A macabre element of the June 15 clashes was that the deaths were caused both by injuries from improvised weapons, such as rods wrapped in barbed wire, as well as hypothermia from being pushed into the freezing Galwan River. No guns were apparently used. Certain news reports note that soon after the Galwan clashes, the Indian Army changed its “rules of engagement” along the LAC allowing local commanders to use firearms if needed for tactical action. The curious fact here is the absence of reports suggesting they were used in the peak-seizing special-forces operations early last week. Recall that one Indian special operator of Tibetan ethnicity, Nyima Tenzin, was killed by an anti-personnel landmine explosion during the Indian military action on the intervening night of August 29 and 30.
One thing is becoming brutally clear, especially after the events of September 7: It looks like the end of the road for a diplomatic solution to the ongoing crisis. Several rounds of military-to-military negotiations at various levels, at least one conversation between the Indian National Security Advisor Ajit Doval and senior CCP Politburo member Yang Jiechi and talks between Indian cabinet members and their Chinese counterparts have failed to resolve the four-month long crisis though each of them had been, variously, hailed by sections of the Indian media as holding the key to a solution.
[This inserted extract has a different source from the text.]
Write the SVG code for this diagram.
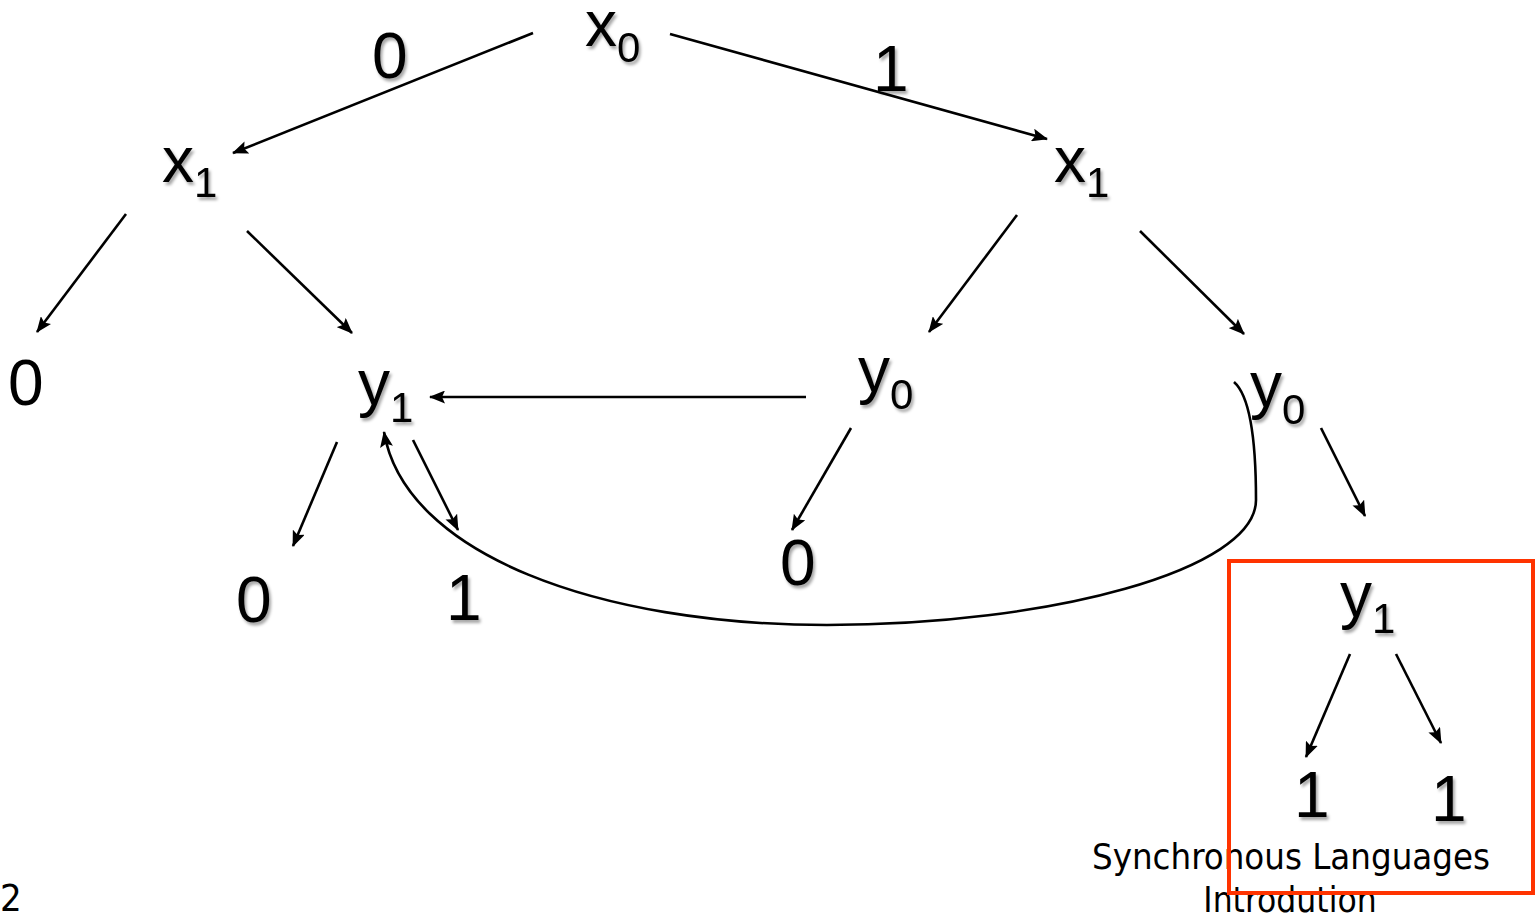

While India’s Foreign Minister S. Jaishankar is expected to meet Chinese Foreign Minister Wang Yi in Moscow on September 10 – and Jaishankar believes diplomacy holds the key to the crisis’ resolution – it is best not to hold out much hope for the outcome of their meeting. Remember that the two leaders spoke after the June 15 clashes as well; it is clear, in hindsight, those talks did not amount to much. Also, note that the Indian Defense Minister Rajnath Singh met with his Chinese counterpart General Wei Fenghe, again in Moscow, last week. The expectation from the upcoming September 10 meeting is — and Jaishankar articulated it last week — that his long personal familiarity with Wang, first as a career diplomat and then as India’s foreign minister, will help smooth matters. This once again reveals a long-standing belief that has guided Indian Prime Minister Narendra Modi’s foreign policy: personal relationships are paramount in diplomacy.
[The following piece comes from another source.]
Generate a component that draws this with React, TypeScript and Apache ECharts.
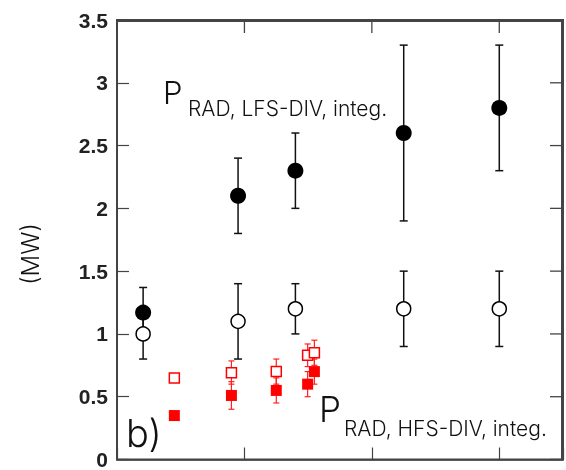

Modi and Chinese President Xi Jinping have participated in two much-publicized “informal summits” since the India-China crisis in Doklam in 2017: one in Wuhan in 2018 and the other in Mamallapuram last year. All in all, the two leaders have met face to face 18 times since Modi assumed office in 2014. But despite this, as a seasoned observer of India’s foreign affairs privately noted today, it is remarkable that not only did these interactions fail to prevent events of the last four months, they also did not help create circumstances that would allow for a forthright and honest Xi-Modi conversation to arrest this dramatic downturn in India-China relations — which is the only diplomatic channel left to be explored.